In today’s time, it is imperative for every sector to focus not only on better data handling solutions, but also steadfast the use of the data that is long untamed. The findings of a study indicate that data-driven organizations are 23 times more likely to acquire customers than their peers.
Insurance is a data-driven industry. Every day there are new players in the competition and each one of them has a mine of data, but only the ones converting that data into useful insights can make it a gold mine. According to the findings of a recent study, 86% of insurance companies are working on Insurance data analytics mechanisms for optimum predictions of big data reports.
According to a predictive analytics report, current investment in predictive analytics of the Individual Life and Individual Health ecosystem is 70 percent and 40 percent respectively, which is assumed to grow up to 90 percent and 80 percent in just the next two years.
This is the power of data that is being used as a source of energy today. But this source of data needs to be unleashed to its full power by procuring insights that will help the insurance companies achieve their long-term goals.
If advanced analytics in insurance is leveraged appropriately, it can revolutionize the insurance business.
Use of Business Analytics in Insurance
How does Data Analytics Benefit Insurers?
Insurance companies using data analytics solutions have witnessed significant improvements in decision-making, business intelligence, customer conversion, etc. The key benefits offered by data analytics are:
1. Generating More Leads
In the age of competition, every insurer is facing difficulty competing with the internet. In this scenario, the unstructured data available on the web is an unchained source of lead generation. Insurance data analytics of such unstructured data provides you a deep dive into the customer behavior and market opportunities to up-sell and cross-sell.
Data analytics-enabled tools like CRM and agency management systems enable businesses to extract valuable insights from reports that reveal the customer journey, right from search to conversion. It helps them understand the customer behavior and enables the marketing department to target the right messages for warming up leads.
2. Improving Customer Satisfaction
Happy customers make happy businesses. Customer satisfaction is one of the greatest initiatives of advocacy, referral marketing, and brand identity creation. If a business is successful in fulfilling customer expectations, it will automatically register accelerated and unprecedented growth. According to a McKinsey report, satisfied policyholders are 80% more likely to opt for policy renewals.
An insurance company that can correctly predict the needs of the prospective customers by looking through data trends has much more potential to make the sale than an insurance company just using conventional methods of selling. Analysis of the existing customer data can also offer prescriptive insights in improving customer satisfaction.
Harness the Power of Data Analytics for Accelerated Business Advantages
3. Mitigating Claims Fraud
Claims fraud continues to be a major challenge in the insurance sector.

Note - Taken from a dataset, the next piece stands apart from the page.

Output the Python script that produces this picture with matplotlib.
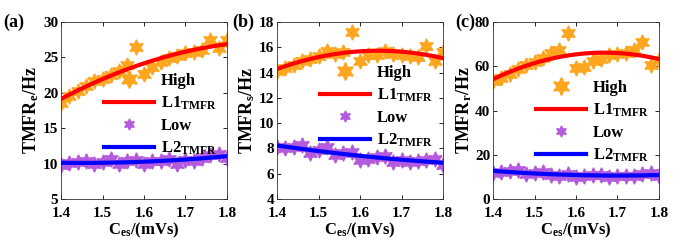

However, insurance companies using data analytics have seen considerable improvements in their fraud detection process. With the application of data analytics, insurance claims fraud detection becomes speedier and more accurate. For example, the history of fraudulent cases is stored in the data trends of an insurance company and while processing any claim, the insurers can carefully check if the trend is repeated. This, in turn, helps reduce the act of fraud.
Apart from fraud detection, analytics can also be applied for fraud prevention and mitigation. Advanced analytics and claims predictive modeling leverage both business data and information from external sources for identifying potential claims fraud. Even before the submission of the claims, the predictive analytics model can detect individuals who have more odds for submitting fraudulent claim reports.
4. Predicting Accurate Risk for Underwriting
Underwriting is a complex task for insurers and it can be simplified through insurance underwriting analytics. For example, the data trend would predict a higher premium for a customer who has been engaged in rough driving than that of a customer whose data trend predicts a lesser risk profile.
The application of advanced analytics in insurance underwriting process encourages underwriters to concentrate on subjective tasks that call for judgment and intuitive decision-making while enabling systems to handle back-office work. Data analytics models can also be used for developing better underwriting rules. This, in turn, contributes to a uniform application of underwriting practices and lesser risks.
5. Enabling Business Growth
One of the important elements of the Insurance domain is quantifying the levels of risk so that it can accelerate business growth. Until recent times, the calculation of this business-critical risk was purely intuitive and largely guesswork. However, with hordes of data now readily available, it is possible to base such assessments on pure data than conjectures, and even predict eventualities that can disrupt operations. Accordingly, insurance agencies can analyze this data and plug revenue leakages that could be eating into the business’ profits. In this way, Insurance data analytics acts as an engine to the growth of Insurance companies with its capability in predictive analysis of big data.
The emerging leaders of the insurance sector are leveraging insurance data analytics while making decisions concerning pricing strategies and risk selection. The new-gen technology is working progressively for deploying prescriptive methods of procuring deep insights from the big data in various insurance-related transactions like underwriting, claims management, customer satisfaction, and policy administration to ensure better predictive analysis. This enables insurance companies to portray analytical decision-making in all their internal processes and business transactions.